Yep, most of the youngest married couples that I know are pushing 40 while most in their 30s and 20s is perpetually single.
That is not entirely true, when you start look at cost vs income then and now there is a lot of important stuff that is WAY more costly now, however the shallow distractions like junk-food, cheap alcohol, mass-market entertainment and what not is likely to be fairly comparable.
Housing, land, vehicles and other things(even certain foods like mammalian meat and fish) that give people independence, strength and real security rather that the false version of it all, now that is massively more expensive for the average-joe with average -joe income...
Ad to that brainwashing people into thinking they have to have a college/university education to feel like a success and like they amount to something and costing the shit out of that avenue also plays a part....
Right about the strength and security that comes from coupling up though, it's not for nothing that most countries will tax married couples more than the same people with the same income when single....
that said, the laziness 'revolution' is a very real thing.....
Even taking inflation into account many things are indeed way more expensive, especially vehicles with all the bloatware of luxuries that became standard or were federally mandated. I noticed this several years ago in how the same model car that I bought in 2000 cost nearly 50% more despite the only new features being back-up cam and anti-lock brakes. Those features did not account for adding several thousand to the price of the vehicle.
Also 10 years ago I could afford my mortgage and car payment and was paying off student loans on my sole income. Now we're starting to struggle even with two incomes due to the skyrocketing costs of food and utilities and such and I'm making over twice what I did back then but inflation is wiping that out.
Exactly!

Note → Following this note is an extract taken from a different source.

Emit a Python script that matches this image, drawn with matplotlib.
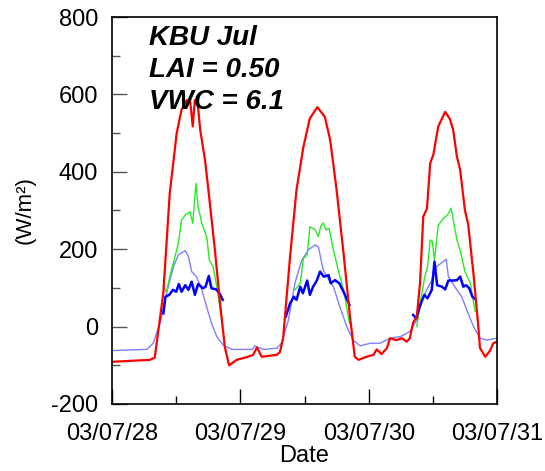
import numpy as np
import matplotlib
matplotlib.use("Agg")
import matplotlib.pyplot as plt
import matplotlib.dates as mdates
from datetime import datetime, timedelta

plt.rcParams['font.family'] = ['Liberation Sans', 'DejaVu Sans']
plt.rcParams['axes.unicode_minus'] = False

nan = np.nan
start = datetime(2003, 7, 28)

# net radiation (hours since start, W/m2)
rn_hours = [0, 7.1, 8.0, 9.6, 10.8, 12.1, 13.0, 14.0, 14.6, 15.1, 15.5, 16.0, 16.5,
            17.4, 18.3, 19.3, 20.2, 21.1, 21.9, 23.3, 25.2, 26.4, 27.1, 28.0, 30.8,
            31.4, 32.0, 33.3, 34.5, 35.8, 37.0, 38.4, 39.8, 40.8, 42.0, 43.3, 44.5,
            45.4, 46.1, 47.6, 48.9, 49.5, 50.4, 51.4, 52.0, 53.2, 54.2, 55.1, 55.7,
            56.3, 57.0, 57.6, 58.2, 58.9, 59.5, 60.1, 61.0, 62.3, 63.2, 63.8, 64.5,
            65.1, 66.0, 66.6, 67.6, 68.5, 68.8, 69.8, 70.7, 71.3, 72.0]
rn_vals = [-91, -86, -80, 87, 345, 500, 560, 585, 585, 517, 585, 580, 508,
           430, 319, 190, 61, -53, -100, -86, -79, -73, -54, -78, -73,
           -66, -30, 181, 353, 465, 538, 567, 542, 482, 353, 189, 26,
           -78, -86, -78, -73, -59, -71, -56, -30, -35, -30, -39, -30,
           10, 26, 112, 284, 305, 422, 445, 517, 555, 536, 508, 439,
           405, 300, 265, 135, 0, -55, -78, -62, -43, -39]

# sensible heat flux
h_hours = [0, 6.5, 7.7, 9.0, 10.2, 11.5, 12.4, 13.7, 14.3, 14.9, 15.8, 16.8, 17.7,
           18.6, 19.6, 20.8, 22.4, 23.9, 26.2, 26.7, 28.3, 30.8, 31.7, 33.0, 34.2,
           35.5, 36.7, 38.0, 38.6, 39.5, 40.2, 41.4, 42.6, 43.9, 45.1, 46.4, 48.3,
           50.1, 52.0, 53.9, 55.7, 57.0, 58.2, 59.8, 60.7, 62.5, 62.9, 64.1, 65.4,
           66.6, 67.6, 68.8, 70.1, 72.0]
h_vals = [-62, -59, -43, 9, 86, 155, 185, 196, 181, 142, 129, 95, 51,
          9, -26, -48, -59, -59, -59, -50, -59, -56, -43, 17, 112,
          172, 198, 211, 206, 146, 129, 103, 51, 0, -35, -50, -43,
          -43, -30, -26, -13, 17, 77, 120, 155, 174, 129, 103, 77,
          34, 0, -30, -35, -30]

# latent heat flux (daytime only)
le_hours = [9.6, 10.2, 10.8, 11.8, 12.4, 13.0, 13.7, 14.6, 15.1, 15.7, 16.1, 16.8,
            17.7, 18.2, 18.9, 19.6, 20.5, 27.0,
            34.2, 35.2, 35.8, 36.5, 37.0, 38.0, 38.6, 39.0, 39.5, 40.0, 40.6,
            41.4, 42.3, 43.3, 44.4, 50.0,
            57.0, 57.6, 58.5, 59.0, 59.5, 59.9, 60.3, 61.0, 62.0, 62.7, 63.4,
            64.5, 65.1, 66.0, 67.0, 67.9]
le_vals = [103, 90, 129, 181, 215, 275, 288, 297, 267, 370, 310, 267,
           232, 172, 155, 103, 21, nan,
           95, 112, 176, 185, 258, 250, 232, 258, 268, 250, 254,
           198, 146, 95, 9, nan,
           0, 60, 129, 155, 224, 219, 172, 262, 280, 288, 306,
           224, 198, 142, 112, 39]

# ground heat flux (daytime only)
g_hours = [9.6, 10.0, 10.7, 11.4, 12.0, 12.5, 13.0, 13.7, 14.3, 14.9, 15.5, 16.1,
           17.0, 17.5, 18.1, 18.6, 19.5, 20.1, 20.7, 27.0,
           32.5, 33.3, 34.0, 34.5, 35.2, 35.7, 36.1, 36.5, 37.0, 37.6, 38.3,
           38.9, 39.6, 40.5, 40.9, 41.7, 42.5, 43.3, 44.4, 50.0,
           56.3, 56.9, 57.5, 58.4, 59.0, 59.8, 60.3, 60.8, 61.7, 62.3, 62.9,
           63.8, 64.5, 65.1, 65.7, 66.2, 66.8, 67.4, 67.9]
g_vals = [34, 77, 82, 95, 90, 110, 90, 107, 95, 116, 82, 110,
          99, 103, 131, 99, 96, 86, 69, nan,
          26, 60, 77, 69, 103, 86, 103, 119, 82, 103, 119,
          142, 129, 133, 112, 120, 112, 90, 56, nan,
          30, 21, 51, 82, 73, 95, 168, 107, 103, 96, 119,
          119, 120, 129, 103, 107, 99, 77, 71]


def to_dates(hours):
    return [start + timedelta(hours=h) for h in hours]


fig = plt.figure(figsize=(5.45, 4.71), dpi=100)
ax = fig.add_axes([0.2055, 0.1423, 0.7065, 0.8216])

ax.plot(to_dates(h_hours), h_vals, color='#7f7fff', lw=1.0)
ax.plot(to_dates(le_hours), le_vals, color='#22ee22', lw=1.0)
ax.plot(to_dates(g_hours), g_vals, color='#0000ff', lw=1.8)
ax.plot(to_dates(rn_hours), rn_vals, color='#ff0000', lw=1.6)

ax.set_xlim(start, start + timedelta(days=3))
ax.set_ylim(-200, 800)
ax.set_yticks([-200, 0, 200, 400, 600, 800])
ax.yaxis.set_minor_locator(matplotlib.ticker.MultipleLocator(100))
ax.xaxis.set_major_locator(mdates.DayLocator())
ax.xaxis.set_minor_locator(mdates.HourLocator(byhour=12))
ax.xaxis.set_major_formatter(mdates.DateFormatter('%y/%m/%d'))

ax.tick_params(which='major', direction='in', length=11, width=1, labelsize=17)
ax.tick_params(axis='x', which='major', pad=14)
ax.tick_params(axis='y', which='major', pad=10)
ax.tick_params(which='minor', direction='in', length=5.5, width=1)
ax.tick_params(axis='y', which='both', colors='#555555', labelcolor='black')
for s in ax.spines.values():
    s.set_linewidth(1.2)

ax.set_xlabel('Date', fontsize=17, labelpad=0)
ax.set_ylabel('(W/m²)', fontsize=16, labelpad=11)

for i, line in enumerate(['KBU Jul', 'LAI = 0.50', 'VWC = 6.1']):
    ax.text(0.097, 0.98 - i * 0.083, line, transform=ax.transAxes,
            fontsize=20, fontweight='bold', fontstyle='italic', va='top', ha='left')

fig.savefig('out.png', dpi=100)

It's insane to claim that things haven't gotten more expensive when a weeks worth of basic groceries and supplies costs me twice as much as they did in 2018, while the amount I make has been increasingly ravaged by taxes and inflation to the point that I'm realistically making less tangible assets for my effort even though the amount of bullshit monopoly money that I earn has increased.
When I was single a decade ago I could get by on $200 or less a month in groceries. Now that's almost a weekly bill.
$273 for half a cart the other day at my local Walmart. I wanted to shit on the floor and scream, but remembered that I wasn't in California so people might get upset.